Eylemlerini kararlılıkla sürdürdüklerini anlatan Aydın, şöyle dedi:
"HDP tarafından zaman zaman çok hakaretlere uğradık. Bizi tehdit ettiler, önümüzü kestiler, eylemimizi sonlandırmamızı istediler ama anne ve babalar olarak hiçbir zaman yılmadık. HDP'den çocuğumuzu istiyoruz. Yağmur, yaz, kış demeden çadır olmadan da eylemimizi sürdürüyoruz. Burada soğukta duramıyorduk. Zaman zaman hastalandık. Salgına rağmen eylemimizi sürdürdük."

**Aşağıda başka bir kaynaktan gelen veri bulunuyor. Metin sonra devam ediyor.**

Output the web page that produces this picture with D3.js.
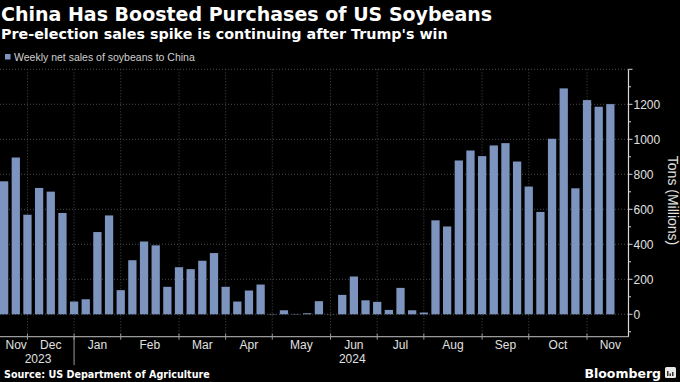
<!DOCTYPE html>
<html>
<head>
<meta charset="utf-8">
<script src="https://cdn.jsdelivr.net/npm/d3@7"></script>
<style>
  html, body { margin: 0; padding: 0; background: #000; }
  svg { display: block; }
</style>
</head>
<body>
<svg id="chart" width="680" height="382"></svg>
<script>
// weekly net sales of soybeans to China, tons (millions) as labelled on the chart
const firstWeek = new Date(2023, 10, 23);
const lastWeek = new Date(2024, 10, 21);
const sales = [
    760, 896, 569, 722, 701, 579, 73, 86, 470, 565,
    138, 309, 416, 394, 157, 269, 258, 306, 350, 157,
    73, 136, 170, 2, 23, 2, 6, 75, 1, 111,
    216, 80, 71, 25, 151, 23, 10, 537, 502, 879,
    936, 904, 965, 978, 873, 730, 585, 1003, 1291, 720,
    1224, 1186, 1201
];
const yTicks = [0, 200, 400, 600, 800, 1000, 1200];
const yMinorTicks = [-100, 0, 100, 200, 300, 400, 500, 600, 700, 800, 900, 1000, 1100, 1200, 1300, 1400];
const yGrid = [0, 200, 400, 600, 800, 1000, 1200, 1400];
const yDomain = [-128, 1400];

const title = "China Has Boosted Purchases of US Soybeans";
const subtitle = "Pre-election sales spike is continuing after Trump's win";
const legendLabel = "Weekly net sales of soybeans to China";
const yLabel = "Tons (Millions)";
const source = "Source: US Department of Agriculture";

const weeks = d3.timeThursday.range(firstWeek, d3.timeDay.offset(lastWeek, 1));
const data = weeks.map((d, i) => ({ date: d, value: sales[i] }));

const BAR = "#7c94be";
const GRID = "#4a4a4a";
const FONT = "'Liberation Sans', Arial, sans-serif";

const svg = d3.select("#chart");
const margin = { top: 69.3, right: 51.5, bottom: 45.3, left: 0 };
const W = 680, H = 382;
const width = W - margin.left - margin.right,
    height = H - margin.top - margin.bottom;

const g = svg.append("g")
    .attr("transform", "translate(" + margin.left + "," + margin.top + ")");

const x = d3.scaleBand()
    .domain(weeks.map(d => +d))
    .range([0, 614.5])
    .paddingInner(0.29)
    .paddingOuter(0);

const y = d3.scaleLinear()
    .domain(yDomain)
    .range([height, 0]);

// center of week i, also for weeks outside the data
const xi = i => x(+weeks[0]) + i * x.step() + x.bandwidth() / 2;
const weekIndex = d => Math.round((d - weeks[0]) / (7 * 864e5));

// month ticks: first week of each month
let months = [];
weeks.forEach((d, i) => {
    const m = d3.timeMonth.floor(d);
    if (!months.length || +months[months.length - 1].start !== +m) {
        const thursdays = d3.timeThursday.range(m, d3.timeMonth.offset(m, 1));
        months.push({ start: m, first: thursdays[0], n: thursdays.length });
    }
});

// horizontal grid
g.selectAll(".hgrid")
    .data(yGrid)
    .enter()
    .append("line")
    .attr("class", "hgrid")
    .attr("x1", 0)
    .attr("x2", width)
    .attr("y1", d => y(d))
    .attr("y2", d => y(d))
    .attr("stroke", GRID)
    .attr("stroke-dasharray", "1,2");

// vertical grid at month starts
const monthTicks = months.filter(m => weekIndex(m.first) >= 0);
g.selectAll(".vgrid")
    .data(monthTicks)
    .enter()
    .append("line")
    .attr("class", "vgrid")
    .attr("x1", d => xi(weekIndex(d.first)))
    .attr("x2", d => xi(weekIndex(d.first)))
    .attr("y1", 0)
    .attr("y2", height)
    .attr("stroke", GRID)
    .attr("stroke-dasharray", "1,2");

// bars
g.selectAll(".bar")
    .data(data)
    .enter()
    .append("rect")
    .attr("class", "bar")
    .attr("x", d => x(+d.date))
    .attr("y", d => y(Math.max(0, d.value)))
    .attr("width", x.bandwidth())
    .attr("height", d => Math.abs(y(d.value) - y(0)))
    .style("fill", BAR);

// bottom axis line + month ticks
g.append("line")
    .attr("x1", 0)
    .attr("x2", width)
    .attr("y1", height)
    .attr("y2", height)
    .attr("stroke", "#9a9a9a")
    .attr("stroke-width", 1.2);

g.selectAll(".mtick")
    .data(monthTicks)
    .enter()
    .append("line")
    .attr("class", "mtick")
    .attr("x1", d => xi(weekIndex(d.first)))
    .attr("x2", d => xi(weekIndex(d.first)))
    .attr("y1", height - 3)
    .attr("y2", height + 3)
    .attr("stroke", "#9a9a9a");

const mLabels = g.selectAll(".mlabel")
    .data(months)
    .enter()
    .append("text")
    .attr("class", "mlabel")
    .attr("y", height + 12.5)
    .attr("text-anchor", "middle")
    .style("font-family", FONT)
    .style("font-size", "12px")
    .style("fill", "#e0e0e0")
    .text(d => d3.timeFormat("%b")(d.start));

mLabels.attr("x", function (d) {
    const half = this.getComputedTextLength() / 2;
    const cx = xi(weekIndex(d.first)) + (d.n / 2) * x.step();
    return Math.max(cx, half + 5.5);
});

// year separator and year labels
const jan = months.find(m => m.start.getMonth() === 0);
const janX = xi(weekIndex(jan.first));
g.append("line")
    .attr("x1", janX)
    .attr("x2", janX)
    .attr("y1", height)
    .attr("y2", height + 28.5)
    .attr("stroke", "#9a9a9a");

const years = [
    { label: "2023", x0: 0, x1: janX },
    { label: "2024", x0: janX, x1: width },
];
g.selectAll(".ylabel")
    .data(years)
    .enter()
    .append("text")
    .attr("x", d => (d.x0 + d.x1) / 2 + 1)
    .attr("y", height + 26.7)
    .attr("text-anchor", "middle")
    .style("font-family", FONT)
    .style("font-size", "12px")
    .style("fill", "#e0e0e0")
    .text(d => d.label);

// right axis
const axisG = g.append("g")
    .attr("transform", "translate(" + width + ",0)");

axisG.append("line")
    .attr("x1", 0).attr("x2", 0)
    .attr("y1", 0).attr("y2", height)
    .attr("stroke", "#d8d8d8")
    .attr("stroke-width", 1.2);

axisG.selectAll(".minor")
    .data(yMinorTicks)
    .enter()
    .append("line")
    .attr("x1", 0)
    .attr("x2", d => (d % 200 === 0 ? 4 : 2.5))
    .attr("y1", d => y(d))
    .attr("y2", d => y(d))
    .attr("stroke", "#d8d8d8");

axisG.selectAll(".ytext")
    .data(yTicks)
    .enter()
    .append("text")
    .attr("x", 5)
    .attr("y", d => y(d))
    .attr("dy", "0.36em")
    .style("font-family", FONT)
    .style("font-size", "12px")
    .style("fill", "#e0e0e0")
    .text(d => d);

svg.append("text")
    .attr("transform", "translate(667.5," + (margin.top + y(650)) + ") rotate(90)")
    .attr("text-anchor", "middle")
    .style("font-family", FONT)
    .style("font-size", "14px")
    .style("fill", "#e0e0e0")
    .text(yLabel);

// titles
svg.append("text")
    .attr("x", 1)
    .attr("y", 21)
    .style("font-family", "'DejaVu Sans', sans-serif")
    .style("font-weight", "bold")
    .style("font-size", "19px")
    .style("fill", "#fff")
    .text(title);

svg.append("text")
    .attr("x", 1)
    .attr("y", 38.5)
    .style("font-family", "'DejaVu Sans', sans-serif")
    .style("font-weight", "bold")
    .style("font-size", "14.3px")
    .style("fill", "#fff")
    .text(subtitle);

// legend
svg.append("rect")
    .attr("x", 5)
    .attr("y", 54)
    .attr("width", 5.5)
    .attr("height", 5.5)
    .style("fill", BAR);

svg.append("text")
    .attr("x", 14)
    .attr("y", 60.8)
    .style("font-family", FONT)
    .style("font-size", "10.5px")
    .style("fill", "#d0d0d0")
    .text(legendLabel);

// footer
svg.append("text")
    .attr("x", 4)
    .attr("y", 378)
    .style("font-family", "'DejaVu Sans', sans-serif")
    .style("font-weight", "bold")
    .style("font-size", "9.6px")
    .style("fill", "#fff")
    .text(source);

svg.append("text")
    .attr("x", 661)
    .attr("y", 377.5)
    .attr("text-anchor", "end")
    .style("font-family", "'DejaVu Sans', sans-serif")
    .style("font-weight", "bold")
    .style("font-size", "12.5px")
    .style("fill", "#fff")
    .text("Bloomberg");

const logo = svg.append("g").attr("transform", "translate(665,367)");
logo.append("rect")
    .attr("width", 11).attr("height", 11).attr("rx", 1.5)
    .style("fill", "#e8e8e8");
[[2, 5], [4.5, 2.5], [7, 4]].forEach(([bx, bh]) => {
    logo.append("rect")
        .attr("x", bx).attr("y", 9 - bh)
        .attr("width", 1.5).attr("height", bh)
        .style("fill", "#333");
});
</script>
</body>
</html>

AİLESİNE KAVUŞAN HER ÇOCUK AİLELERİ UMUTLANDIRDI
14 yaşındayken dağa kaçırılan oğlu Tuncay için oturma eylemine katılan Şevket Bingöl, geçen 2 yılın zor olduğunu fakat gelen her çocuğun kendilerini umutlandırdığını anlattı.
"HDP iki yıldır bize yapmadığını bırakmadı. Bu ailelere o kadar işkence çektirdiler ki o kadar zulüm ettiler ki. Bizi aşağıladılar, bize hakaret ettiler, bize zafer işareti yaptılar, küfür ettiler." diyen Bingöl, her şeye rağmen boyun eğmediklerini aktardı.
Bingöl, şöyle konuştu:
"Salgın ve hastalık vardı. Yağmur, kış demeden burada oturduk. Umudumuz çok. Allah'tan umudumuzu kesmiyoruz. İnşallah bu evlatlarımız da gelecek, 3'üncü yılda bize kavuşacak. Çocuklarımızı alıp buradan gideceğiz."
Oğlu Fatih için oturma eylemi yapan baba Abdullah Demir de 5 yıldır evladına hasret kaldığını, gelen her çocuğun kendileri için umut olduğunu belirtti.